Stopgap highway bill extension doesn't cure ills
By Staff -- Logistics Management, 11/1/2003
Just as the Transportation Equity Act for the 21st Century (TEA-21) expired at the end of September, the House of Representatives approved a five-month extension, temporarily preventing highway and transportation programs from going unfunded. The $17 billion stopgap measure is meant to keep critical infrastructure programs moving along until the next six-year reauthorization bill is introduced. That bill, which carries a $375 billion price tag, could be brought to life before the end of the year—if the parties involved can agree on funding levels. In the meantime, though, many other programs may be adversely impacted by the lack of full funding.
The extension provides more than $14 billion in contract authority to the states to carry on existing projects. It also affects federally managed programs. The Federal Motor Carrier Safety Administration (FMCSA), for example, is slated to receive $142 million for programs to enforce commercial safety. That same money must also cover the cost of truck and bus inspections at the U.S.-Mexico border. The National Highway Traffic Safety Administration (NHTSA), meanwhile, will receive $125 million for highway safety grants and similar programs.
But the results of a survey of state departments of transportation conducted by the American Association of State Highway and Transportation Officials (AASHTO) suggest that while the short-term fix will keep some projects afloat, the lack of a full funding plan will cause many others to grind to a halt.

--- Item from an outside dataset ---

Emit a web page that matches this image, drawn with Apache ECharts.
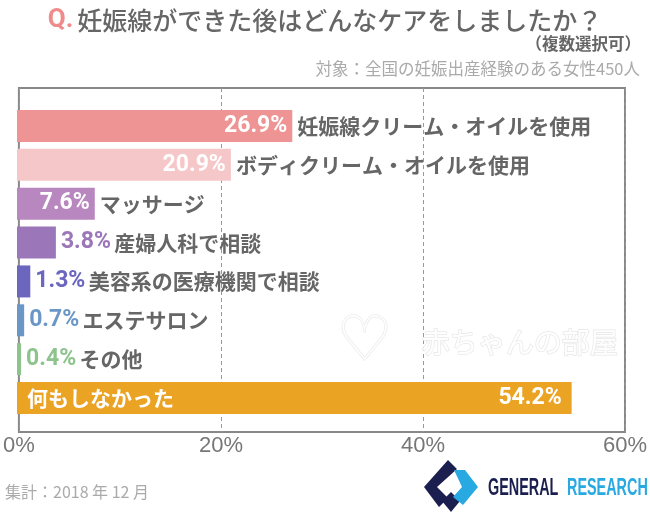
<!DOCTYPE html>
<html>
<head>
<meta charset="utf-8">
<style>
html,body{margin:0;padding:0;background:#fff;}
#c{width:650px;height:513px;}
</style>
<script src="https://cdn.jsdelivr.net/npm/echarts@6/dist/echarts.min.js"></script>
</head>
<body>
<div id="c"></div>
<script>
// ---- data ----
const categories = ['妊娠線クリーム・オイルを使用','ボディクリーム・オイルを使用','マッサージ','産婦人科で相談','美容系の医療機関で相談','エステサロン','その他','何もしなかった'];
const values = [26.9, 20.9, 7.6, 3.8, 1.3, 0.7, 0.4, 54.2];
const xTicks = ['0%','20%','40%','60%'];
const palette = ['#ef9494','#f6c7c9','#b987bf','#9b77b9','#6b67bf','#6b97c6','#8dc38d','#eba324'];

const titleQ = 'Q.';
const titleText = '妊娠線ができた後はどんなケアをしましたか？';
const subNote = '（複数選択可）';
const subTarget = '対象：全国の妊娠出産経験のある女性450人';
const footNote = '集計：2018 年 12 月';

// ---- style constants ----
const JP = '"Noto Sans CJK JP", sans-serif';
const NUM = 'Roboto, "Liberation Sans", sans-serif';
const nameStyle = {fontFamily: JP, fontWeight: 'bold', fontSize: 21, color: '#666'};
const valStyle = {fontFamily: NUM, fontWeight: 'bold', fontSize: 23};

const mainData = values.map((v, i) => {
  const txt = v.toFixed(1) + '%';
  let label;
  if (v >= 5) {
    label = Object.assign({show: true, position: 'insideRight', distance: v > 40 ? 10 : 5, formatter: txt, color: '#fff'}, valStyle);
  } else {
    label = {
      show: true, position: 'right', distance: 5,
      formatter: '{v|' + txt + '} {n|' + categories[i] + '}',
      rich: {
        v: Object.assign({}, valStyle, {color: palette[i]}),
        n: Object.assign({}, nameStyle)
      }
    };
  }
  return {value: v, itemStyle: {color: palette[i]}, label};
});

const nameData = values.map((v, i) => {
  let label;
  if (v > 40) {
    label = Object.assign({}, nameStyle, {show: true, position: 'insideLeft', distance: 10, formatter: categories[i], color: '#fff'});
  } else if (v >= 5) {
    label = Object.assign({}, nameStyle, {show: true, position: 'right', distance: 5, formatter: categories[i]});
  } else {
    label = {show: false};
  }
  return {value: v, label};
});

const chart = echarts.init(document.getElementById('c'), null, {renderer: 'canvas'});

const option = {
  backgroundColor: '#fff',
  animation: false,
  title: [
    {
      text: '{q|' + titleQ + '}{t|' + titleText + '}',
      left: 'center', top: 2,
      textStyle: {
        rich: {
          q: {fontFamily: NUM, fontWeight: 'bold', fontSize: 26, color: '#f08b8b', padding: [0, 4, 0, 0]},
          t: {fontFamily: JP, fontWeight: 500, fontSize: 25, color: '#666'}
        }
      }
    },
    {
      text: subNote, right: 4, top: 30,
      textStyle: {fontFamily: JP, fontWeight: 'bold', fontSize: 16.5, color: '#666'}
    },
    {
      text: subTarget, right: 5, top: 55,
      textStyle: {fontFamily: JP, fontWeight: 'normal', fontSize: 16.5, color: '#aaa'}
    },
    {
      text: footNote, left: 0, top: 479,
      textStyle: {fontFamily: JP, fontWeight: 'normal', fontSize: 16, color: '#aaa'}
    }
  ],
  grid: [
    {left: 17, right: 19, top: 88, bottom: 81, show: true, borderColor: '#888', borderWidth: 2, backgroundColor: 'transparent'},
    {left: 17, right: 19, top: 106.5, bottom: 95.5}
  ],
  xAxis: [
    {
      gridIndex: 0, type: 'value', min: 0, max: 60, interval: 20,
      axisLine: {show: false}, axisTick: {show: false},
      splitLine: {show: true, lineStyle: {type: [4, 3], color: '#999', width: 1}},
      axisLabel: {
        show: true, margin: 3, showMinLabel: true, showMaxLabel: true,
        fontFamily: '"Liberation Sans", Arial, sans-serif', fontSize: 22, color: '#777',
        formatter: (val) => xTicks[Math.round(val / 20)]
      }
    },
    {
      gridIndex: 1, type: 'value', min: 0, max: 60, interval: 20,
      axisLine: {show: false}, axisTick: {show: false}, axisLabel: {show: false}, splitLine: {show: false}
    }
  ],
  yAxis: [
    {gridIndex: 0, type: 'category', data: ['a'], show: false},
    {gridIndex: 1, type: 'category', data: categories, inverse: true, show: false}
  ],
  series: [
    {
      type: 'bar', xAxisIndex: 1, yAxisIndex: 1, barWidth: 32, barGap: '-100%',
      data: mainData, z: 3
    },
    {
      type: 'bar', xAxisIndex: 1, yAxisIndex: 1, barWidth: 32, barGap: '-100%',
      itemStyle: {color: 'rgba(0,0,0,0)'},
      data: nameData, z: 4, silent: true
    }
  ],
  graphic: [
    // faint watermark
    {
      type: 'text', left: 336, top: 312, z: 1, silent: true,
      style: {text: '♡', font: '62px "DejaVu Sans"', fill: '#fff', stroke: '#ebebeb', lineWidth: 1.5}
    },
    {
      type: 'text', left: 421, top: 328, z: 1, silent: true,
      style: {text: '赤ちゃんの部屋', font: '28px ' + JP, fill: '#fff', stroke: '#e8e8e8', lineWidth: 1.5}
    },
    // logo mark
    {
      type: 'polygon', z: 10, silent: true,
      shape: {points: [[448, 460], [457, 469], [437, 487], [448, 498], [439, 507], [424, 487]]},
      style: {fill: '#1b1f4f'}
    },
    {
      type: 'polygon', z: 10, silent: true,
      shape: {points: [[442, 501], [451, 492], [460, 501], [451, 512]]},
      style: {fill: '#1b1f4f'}
    },
    {
      type: 'polygon', z: 10, silent: true,
      shape: {points: [[454, 470], [465, 470], [478, 487], [463, 505], [453, 497], [462, 487]]},
      style: {fill: '#29a9e1'}
    },
    {
      type: 'text', x: 488, y: 476, scaleX: 0.6, z: 10, silent: true,
      style: {text: 'GENERAL', font: 'bold 24px "Liberation Sans", sans-serif', fill: '#1b1f4f', textVerticalAlign: 'top'}
    },
    {
      type: 'text', x: 567, y: 476, scaleX: 0.6, z: 10, silent: true,
      style: {text: 'RESEARCH', font: 'bold 24px "Liberation Sans", sans-serif', fill: '#29a9e1', textVerticalAlign: 'top'}
    }
  ]
};
chart.setOption(option);
</script>
</body>
</html>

AASHTO projects the temporary fix will cut funding by $2.1 billion and will result in the loss of up to 90,000 jobs. Those cutbacks will affect such positions as consulting engineers and construction personnel, and are likely to cause drop-offs in construction equipment sales and leasing.
That level of reduction translates to stagnant infrastructure-improvement projects across the country. For example, officials in North Dakota noted that a three-year, $50 million bridge-replacement plan will not go forward without "some clear projection of funds."
Vermont's DOT, meanwhile, pointed out that the delay will impact bridge and paving projects for its interstate system and therefore could compromise driver safety within the state, especially during Vermont's long winters. The agency commented that rutted roadways "create hydroplaning problems and pavement surface makes it difficult to remove snow and ice. Failing to address our interstate bridge needs may result in weight restriction on some interstate bridges."
Rep. Don Young (R-Alaska), chairman of the House Transportation Committee, has stated that despite the ongoing battles over funding levels that brought on the delay, it is his goal to have the full reauthorization bill turned in by the end of the year—or at least by the time the extension runs out.
"It will easily be done before the end of the extension," reports Steve Hansen, director of communications for the committee. "At a minimum, [Young] wants to have a draft out there for the members to examine before the session's over."